Extract each line of the records below that contains the word "this".

--- Begin Data excerpts ---

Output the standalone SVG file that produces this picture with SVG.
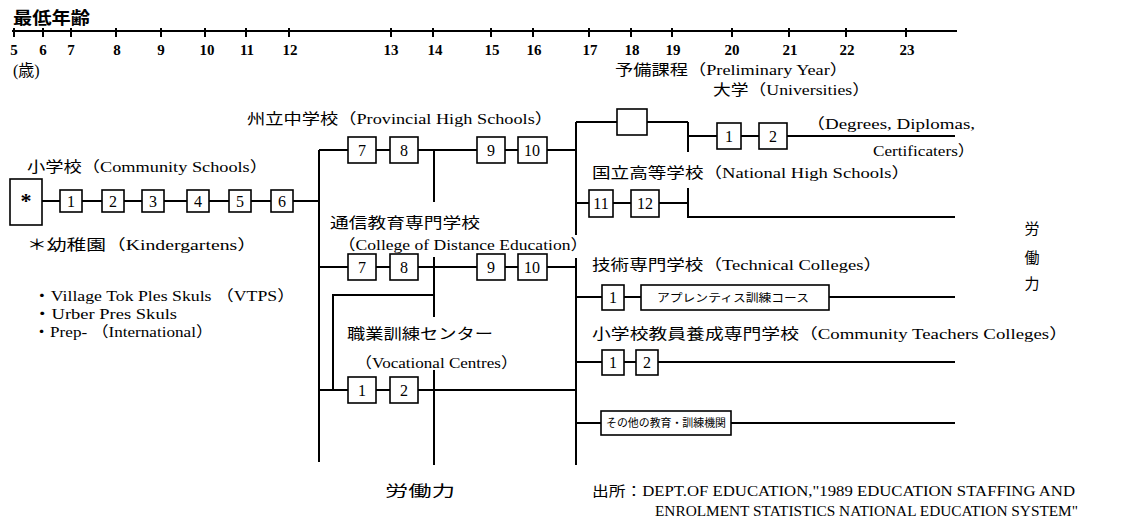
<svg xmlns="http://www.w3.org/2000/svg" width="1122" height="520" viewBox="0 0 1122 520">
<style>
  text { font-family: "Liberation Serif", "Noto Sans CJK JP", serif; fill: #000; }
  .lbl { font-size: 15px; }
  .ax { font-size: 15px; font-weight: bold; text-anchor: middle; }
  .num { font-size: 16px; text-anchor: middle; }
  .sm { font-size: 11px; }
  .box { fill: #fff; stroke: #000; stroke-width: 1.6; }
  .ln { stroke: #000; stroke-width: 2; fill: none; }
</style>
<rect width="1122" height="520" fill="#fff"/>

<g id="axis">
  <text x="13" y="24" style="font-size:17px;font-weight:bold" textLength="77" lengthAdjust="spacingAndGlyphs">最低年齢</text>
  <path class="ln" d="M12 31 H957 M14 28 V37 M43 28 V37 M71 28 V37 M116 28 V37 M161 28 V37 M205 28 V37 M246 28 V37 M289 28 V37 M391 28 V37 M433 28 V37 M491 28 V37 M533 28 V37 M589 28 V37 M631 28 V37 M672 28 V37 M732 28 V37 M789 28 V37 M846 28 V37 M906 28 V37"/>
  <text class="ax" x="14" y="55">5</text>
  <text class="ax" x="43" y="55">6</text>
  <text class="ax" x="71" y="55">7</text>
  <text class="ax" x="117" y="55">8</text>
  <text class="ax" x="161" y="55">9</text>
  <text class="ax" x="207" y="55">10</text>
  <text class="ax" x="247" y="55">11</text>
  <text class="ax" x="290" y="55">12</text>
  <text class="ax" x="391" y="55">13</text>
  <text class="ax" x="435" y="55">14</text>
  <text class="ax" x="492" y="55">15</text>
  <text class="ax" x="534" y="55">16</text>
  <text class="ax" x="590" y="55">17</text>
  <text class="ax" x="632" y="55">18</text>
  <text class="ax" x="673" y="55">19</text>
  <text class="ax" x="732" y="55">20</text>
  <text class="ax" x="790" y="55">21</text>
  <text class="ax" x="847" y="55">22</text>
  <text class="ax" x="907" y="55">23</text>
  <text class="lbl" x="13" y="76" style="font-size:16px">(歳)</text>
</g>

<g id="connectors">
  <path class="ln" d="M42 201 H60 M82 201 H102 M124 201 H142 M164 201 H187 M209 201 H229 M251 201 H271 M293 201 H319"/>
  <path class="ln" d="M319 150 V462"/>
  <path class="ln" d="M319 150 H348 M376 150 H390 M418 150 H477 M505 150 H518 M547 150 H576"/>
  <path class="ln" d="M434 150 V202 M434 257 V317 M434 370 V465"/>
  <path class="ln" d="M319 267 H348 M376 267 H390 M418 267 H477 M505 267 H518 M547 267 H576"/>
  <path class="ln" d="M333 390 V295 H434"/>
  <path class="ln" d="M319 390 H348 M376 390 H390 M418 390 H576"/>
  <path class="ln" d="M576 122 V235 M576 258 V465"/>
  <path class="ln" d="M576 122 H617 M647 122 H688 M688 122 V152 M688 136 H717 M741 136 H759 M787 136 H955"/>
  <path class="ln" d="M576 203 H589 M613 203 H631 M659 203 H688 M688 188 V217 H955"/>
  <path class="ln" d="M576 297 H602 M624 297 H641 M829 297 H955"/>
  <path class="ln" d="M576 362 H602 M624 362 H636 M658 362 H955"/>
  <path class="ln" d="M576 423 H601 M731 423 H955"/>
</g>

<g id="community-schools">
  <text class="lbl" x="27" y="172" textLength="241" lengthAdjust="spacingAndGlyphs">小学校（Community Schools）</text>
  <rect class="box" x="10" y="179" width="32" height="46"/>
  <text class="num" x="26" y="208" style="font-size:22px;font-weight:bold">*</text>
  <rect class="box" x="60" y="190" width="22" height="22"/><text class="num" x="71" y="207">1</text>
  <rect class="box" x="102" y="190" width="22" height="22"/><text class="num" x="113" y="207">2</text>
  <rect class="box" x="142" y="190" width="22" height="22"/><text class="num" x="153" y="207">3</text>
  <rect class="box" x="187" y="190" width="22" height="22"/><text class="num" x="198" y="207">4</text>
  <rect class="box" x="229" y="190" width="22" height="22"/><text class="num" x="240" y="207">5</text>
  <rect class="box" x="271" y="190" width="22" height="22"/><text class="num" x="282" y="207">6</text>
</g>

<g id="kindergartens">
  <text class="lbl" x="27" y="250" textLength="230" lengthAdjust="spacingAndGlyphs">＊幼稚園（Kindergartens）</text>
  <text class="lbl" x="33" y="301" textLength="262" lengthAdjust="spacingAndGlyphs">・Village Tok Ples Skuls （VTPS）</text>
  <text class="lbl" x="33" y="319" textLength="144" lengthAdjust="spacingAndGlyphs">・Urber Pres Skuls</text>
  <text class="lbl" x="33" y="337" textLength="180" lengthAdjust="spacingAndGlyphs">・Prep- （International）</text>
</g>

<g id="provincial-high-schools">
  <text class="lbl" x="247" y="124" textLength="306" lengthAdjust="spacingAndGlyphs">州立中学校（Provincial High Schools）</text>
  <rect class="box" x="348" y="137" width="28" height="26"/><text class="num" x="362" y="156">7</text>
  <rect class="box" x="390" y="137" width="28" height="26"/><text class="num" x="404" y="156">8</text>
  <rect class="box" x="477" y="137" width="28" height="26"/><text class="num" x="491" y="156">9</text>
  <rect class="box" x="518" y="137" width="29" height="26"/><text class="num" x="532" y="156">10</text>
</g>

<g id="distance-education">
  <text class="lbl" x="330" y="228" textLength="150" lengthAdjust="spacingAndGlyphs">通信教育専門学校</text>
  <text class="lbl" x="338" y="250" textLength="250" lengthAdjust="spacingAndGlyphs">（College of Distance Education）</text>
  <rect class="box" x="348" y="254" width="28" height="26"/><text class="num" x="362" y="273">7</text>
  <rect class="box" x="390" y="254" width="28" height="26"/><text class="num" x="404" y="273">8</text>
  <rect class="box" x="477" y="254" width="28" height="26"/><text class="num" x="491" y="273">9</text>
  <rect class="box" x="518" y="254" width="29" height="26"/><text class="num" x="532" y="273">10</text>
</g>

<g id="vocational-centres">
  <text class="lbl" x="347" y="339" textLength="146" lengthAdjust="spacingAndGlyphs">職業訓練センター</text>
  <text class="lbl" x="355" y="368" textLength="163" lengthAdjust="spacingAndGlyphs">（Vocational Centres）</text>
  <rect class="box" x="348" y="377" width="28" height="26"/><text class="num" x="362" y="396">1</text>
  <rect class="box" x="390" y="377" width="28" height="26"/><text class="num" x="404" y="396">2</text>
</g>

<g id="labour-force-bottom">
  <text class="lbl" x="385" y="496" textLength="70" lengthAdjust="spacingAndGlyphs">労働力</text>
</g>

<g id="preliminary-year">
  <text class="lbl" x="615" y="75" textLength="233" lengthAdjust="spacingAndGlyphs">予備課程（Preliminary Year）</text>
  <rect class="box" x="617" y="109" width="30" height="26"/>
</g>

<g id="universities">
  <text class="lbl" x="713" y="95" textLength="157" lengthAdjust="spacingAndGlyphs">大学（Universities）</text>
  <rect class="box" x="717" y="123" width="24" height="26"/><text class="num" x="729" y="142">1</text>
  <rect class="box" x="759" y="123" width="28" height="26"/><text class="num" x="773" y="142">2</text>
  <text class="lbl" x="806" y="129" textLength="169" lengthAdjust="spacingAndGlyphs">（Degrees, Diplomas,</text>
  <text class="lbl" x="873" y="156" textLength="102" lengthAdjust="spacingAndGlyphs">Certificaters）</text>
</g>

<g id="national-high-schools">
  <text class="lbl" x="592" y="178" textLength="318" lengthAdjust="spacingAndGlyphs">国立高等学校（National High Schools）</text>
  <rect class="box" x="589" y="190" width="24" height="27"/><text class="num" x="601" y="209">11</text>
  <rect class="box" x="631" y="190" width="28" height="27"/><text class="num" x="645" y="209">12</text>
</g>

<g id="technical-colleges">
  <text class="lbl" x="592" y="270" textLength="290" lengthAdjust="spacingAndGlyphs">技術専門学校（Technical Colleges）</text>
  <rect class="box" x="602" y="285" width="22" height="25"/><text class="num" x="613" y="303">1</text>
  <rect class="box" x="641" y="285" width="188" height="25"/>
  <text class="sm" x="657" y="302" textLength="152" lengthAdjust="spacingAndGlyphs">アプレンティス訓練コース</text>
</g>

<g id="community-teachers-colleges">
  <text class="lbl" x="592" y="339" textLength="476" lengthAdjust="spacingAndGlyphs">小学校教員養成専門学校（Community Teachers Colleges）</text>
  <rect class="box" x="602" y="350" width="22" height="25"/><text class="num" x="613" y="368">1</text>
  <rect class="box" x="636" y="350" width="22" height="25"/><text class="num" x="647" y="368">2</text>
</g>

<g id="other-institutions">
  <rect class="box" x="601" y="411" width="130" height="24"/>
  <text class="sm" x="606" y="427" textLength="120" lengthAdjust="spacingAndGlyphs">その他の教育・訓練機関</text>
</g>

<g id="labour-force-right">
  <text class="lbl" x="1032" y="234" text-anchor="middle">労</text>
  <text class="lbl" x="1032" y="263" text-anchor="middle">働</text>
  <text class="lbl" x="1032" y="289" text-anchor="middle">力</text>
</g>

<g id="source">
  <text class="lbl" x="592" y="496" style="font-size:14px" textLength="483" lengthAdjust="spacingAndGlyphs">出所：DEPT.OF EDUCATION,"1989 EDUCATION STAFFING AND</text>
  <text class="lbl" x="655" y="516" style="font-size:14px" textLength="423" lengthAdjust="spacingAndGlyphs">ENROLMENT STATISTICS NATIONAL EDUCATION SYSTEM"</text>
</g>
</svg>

--- End Data excerpts ---
--- Begin Data excerpts ---

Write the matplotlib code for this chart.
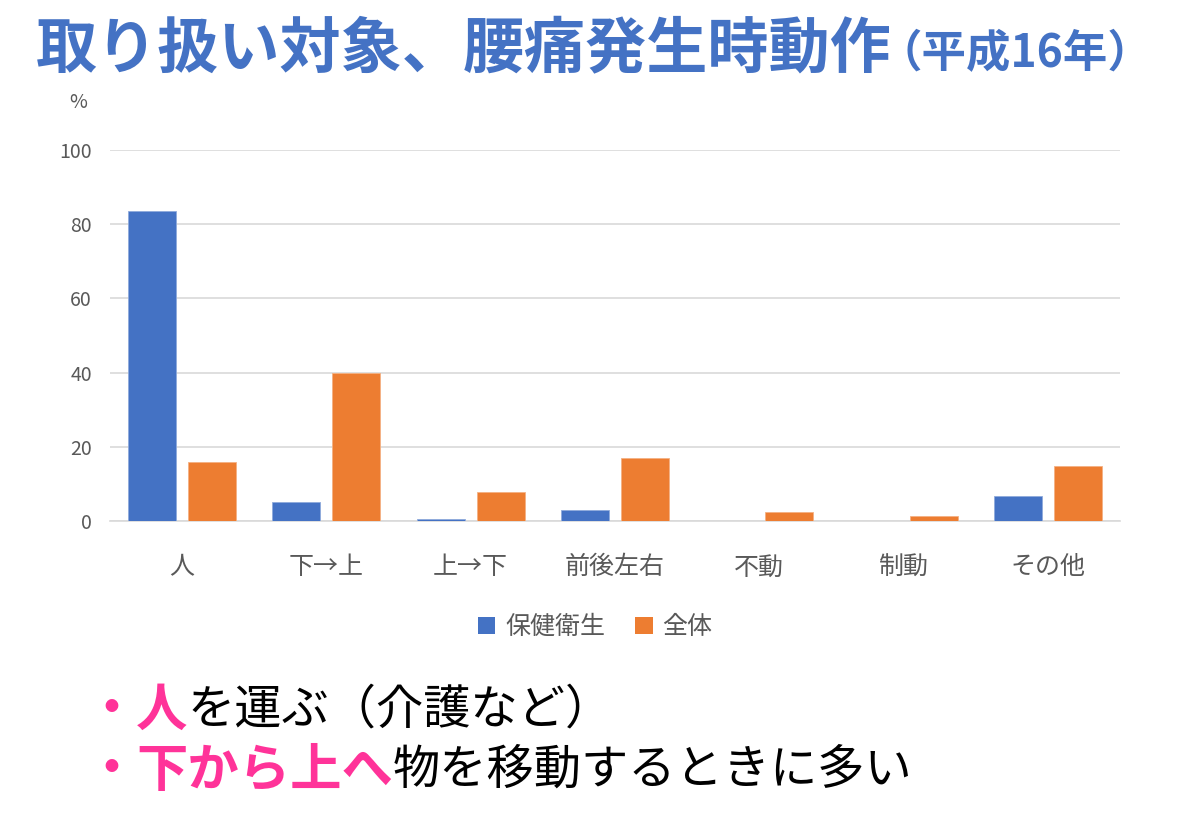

--- End Data excerpts ---

Correct answer:
Output the standalone SVG file that produces this picture with SVG.
Write the matplotlib code for this chart.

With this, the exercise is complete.